#### What you have to do
It is required that the lines from the top of the listing through the line with "fig = go.Figure()" be reproduced exactly, excluding pictures.

#### Provided data
Begin

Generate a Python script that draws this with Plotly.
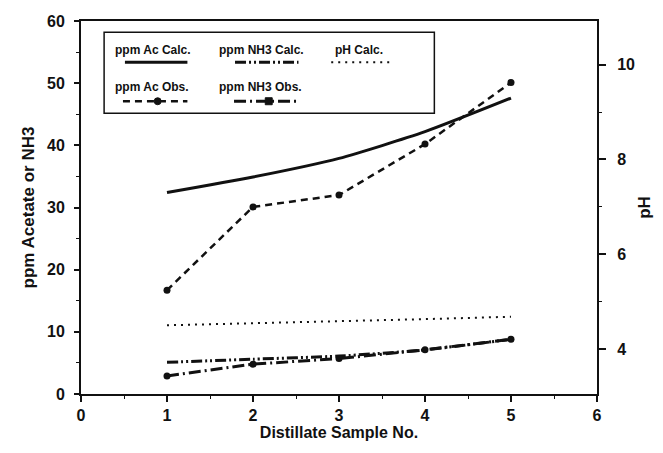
import plotly.graph_objects as go

# ---------------- data ----------------
samples = [1, 2, 3, 4, 5]
ac_calc = [32.4, 34.9, 37.9, 42.2, 47.6]
ac_obs = [16.7, 30.1, 32.0, 40.2, 50.1]
nh3_calc = [5.1, 5.6, 6.1, 7.1, 8.8]
nh3_obs = [2.9, 4.8, 5.7, 7.1, 8.8]
ph_calc = [4.50, 4.54, 4.58, 4.63, 4.68]

x_ticks = [0, 1, 2, 3, 4, 5, 6]
y_ticks = [0, 10, 20, 30, 40, 50, 60]
y2_ticks = [4, 6, 8, 10]

legend_labels = ["ppm Ac Calc.", "ppm NH3 Calc.", "pH Calc.", "ppm Ac Obs.", "ppm NH3 Obs."]

# ---------------- styles ----------------
BLACK = "#111111"
FONT = "Liberation Sans, Arial, sans-serif"
DASH_AC_OBS = "7px,5px"
DASH_NH3_CALC = "11px,3px,2px,3px,2px,3px"
DASH_NH3_OBS = "12px,4px,2px,4px"
DASH_PH = "2px,5px"

fig = go.Figure()

fig.add_trace(go.Scatter(x=samples, y=ac_calc, mode="lines", name=legend_labels[0],
                         line=dict(color=BLACK, width=3, shape="spline", smoothing=0.6)))
fig.add_trace(go.Scatter(x=samples, y=nh3_calc, mode="lines", name=legend_labels[1],
                         line=dict(color=BLACK, width=3, dash=DASH_NH3_CALC, shape="spline", smoothing=0.6)))
fig.add_trace(go.Scatter(x=samples, y=ph_calc, mode="lines", name=legend_labels[2], yaxis="y2",
                         line=dict(color=BLACK, width=2, dash=DASH_PH)))
fig.add_trace(go.Scatter(x=samples, y=ac_obs, mode="lines+markers", name=legend_labels[3],
                         line=dict(color=BLACK, width=2.5, dash=DASH_AC_OBS),
                         marker=dict(symbol="circle", size=7, color=BLACK)))
fig.add_trace(go.Scatter(x=samples, y=nh3_obs, mode="lines+markers", name=legend_labels[4],
                         line=dict(color=BLACK, width=3, dash=DASH_NH3_OBS),
                         marker=dict(symbol="circle", size=7, color=BLACK)))

# ---------------- layout ----------------
L, R, T, B = 80.7, 62, 20.7, 59
W, H = 663, 453
plot_w = W - L - R
plot_h = H - T - B

def px(xp):
    return (xp - L) / plot_w

def py(yp):
    return (H - B - yp) / plot_h

tickfont = dict(family=FONT, size=16, color=BLACK, weight="bold")
xtitlefont = dict(family=FONT, size=16, color=BLACK, weight="bold")
ytitlefont = dict(family=FONT, size=17, color=BLACK, weight="bold")

fig.update_layout(
    width=W, height=H,
    margin=dict(l=L, r=R, t=T, b=B, pad=0),
    paper_bgcolor="white", plot_bgcolor="white",
    showlegend=False,
    xaxis=dict(range=[0, 6], tickvals=x_ticks, ticktext=[str(v) for v in x_ticks],
               showgrid=False, zeroline=False, showline=True, linecolor=BLACK, linewidth=2,
               mirror=True, ticks="outside", ticklen=6, tickwidth=1.5, tickcolor=BLACK,
               minor=dict(dtick=0.5, ticks="outside", ticklen=3, tickwidth=1.2, tickcolor=BLACK),
               tickfont=tickfont,
               title=dict(text="Distillate Sample No.", font=xtitlefont, standoff=4)),
    yaxis=dict(range=[0, 60], tickvals=y_ticks, showgrid=False, zeroline=False,
               showline=True, linecolor=BLACK, linewidth=2,
               ticks="outside", ticklen=5, tickwidth=1.5, tickcolor=BLACK,
               ticklabelstandoff=6,
               minor=dict(dtick=5, ticks="outside", ticklen=3, tickwidth=1.2, tickcolor=BLACK),
               tickfont=tickfont,
               title=dict(text="ppm Acetate or NH3", font=ytitlefont, standoff=8)),
    yaxis2=dict(range=[3.05, 10.92], tickvals=y2_ticks, overlaying="y", side="right",
                showgrid=False, zeroline=False, showline=True, linecolor=BLACK, linewidth=2,
                ticks="outside", ticklen=7, tickwidth=1.5, tickcolor=BLACK,
                ticklabelstandoff=8,
                minor=dict(dtick=1, ticks="outside", ticklen=3, tickwidth=1.2, tickcolor=BLACK),
                tickfont=tickfont,
                title=dict(text="pH", font=ytitlefont, standoff=4)),
)

# ---------------- custom legend (text above sample line) ----------------
shapes = [dict(type="rect", xref="paper", yref="paper",
               x0=px(104), x1=px(437), y0=py(113), y1=py(32),
               line=dict(color=BLACK, width=1.5), fillcolor="white", layer="above")]
annotations = []
legend_entries = [
    (legend_labels[0], 113, 50, 125, 188, 62, "solid", 3, None),
    (legend_labels[1], 218, 50, 236, 300, 62, DASH_NH3_CALC, 3, None),
    (legend_labels[2], 335, 50, 333, 395, 62, DASH_PH, 2, None),
    (legend_labels[3], 113, 87, 123, 188, 101, DASH_AC_OBS, 2.5, ("circle", 158)),
    (legend_labels[4], 218, 87, 235, 298, 101, DASH_NH3_OBS, 3, ("square", 270)),
]
for text, tx, ty, lx0, lx1, ly, dash, w, mk in legend_entries:
    annotations.append(dict(text=text, xref="paper", yref="paper", x=px(tx), y=py(ty),
                            xanchor="left", yanchor="middle", showarrow=False,
                            font=dict(family=FONT, size=12, color=BLACK, weight="bold")))
    shapes.append(dict(type="line", xref="paper", yref="paper",
                       x0=px(lx0), x1=px(lx1), y0=py(ly), y1=py(ly),
                       line=dict(color=BLACK, width=w, dash=dash), layer="above"))
    if mk:
        kind, mx = mk
        r = 3.5
        shapes.append(dict(type="circle" if kind == "circle" else "rect",
                           xref="paper", yref="paper",
                           x0=px(mx - r), x1=px(mx + r), y0=py(ly + r), y1=py(ly - r),
                           line=dict(color=BLACK, width=1), fillcolor=BLACK, layer="above"))

fig.update_layout(shapes=shapes, annotations=annotations)

fig.write_html("out.html")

End

#### Response for this exercise
Generate a Python script that draws this with Plotly.
import plotly.graph_objects as go

# ---------------- data ----------------
samples = [1, 2, 3, 4, 5]
ac_calc = [32.4, 34.9, 37.9, 42.2, 47.6]
ac_obs = [16.7, 30.1, 32.0, 40.2, 50.1]
nh3_calc = [5.1, 5.6, 6.1, 7.1, 8.8]
nh3_obs = [2.9, 4.8, 5.7, 7.1, 8.8]
ph_calc = [4.50, 4.54, 4.58, 4.63, 4.68]

x_ticks = [0, 1, 2, 3, 4, 5, 6]
y_ticks = [0, 10, 20, 30, 40, 50, 60]
y2_ticks = [4, 6, 8, 10]

legend_labels = ["ppm Ac Calc.", "ppm NH3 Calc.", "pH Calc.", "ppm Ac Obs.", "ppm NH3 Obs."]

# ---------------- styles ----------------
BLACK = "#111111"
FONT = "Liberation Sans, Arial, sans-serif"
DASH_AC_OBS = "7px,5px"
DASH_NH3_CALC = "11px,3px,2px,3px,2px,3px"
DASH_NH3_OBS = "12px,4px,2px,4px"
DASH_PH = "2px,5px"

fig = go.Figure()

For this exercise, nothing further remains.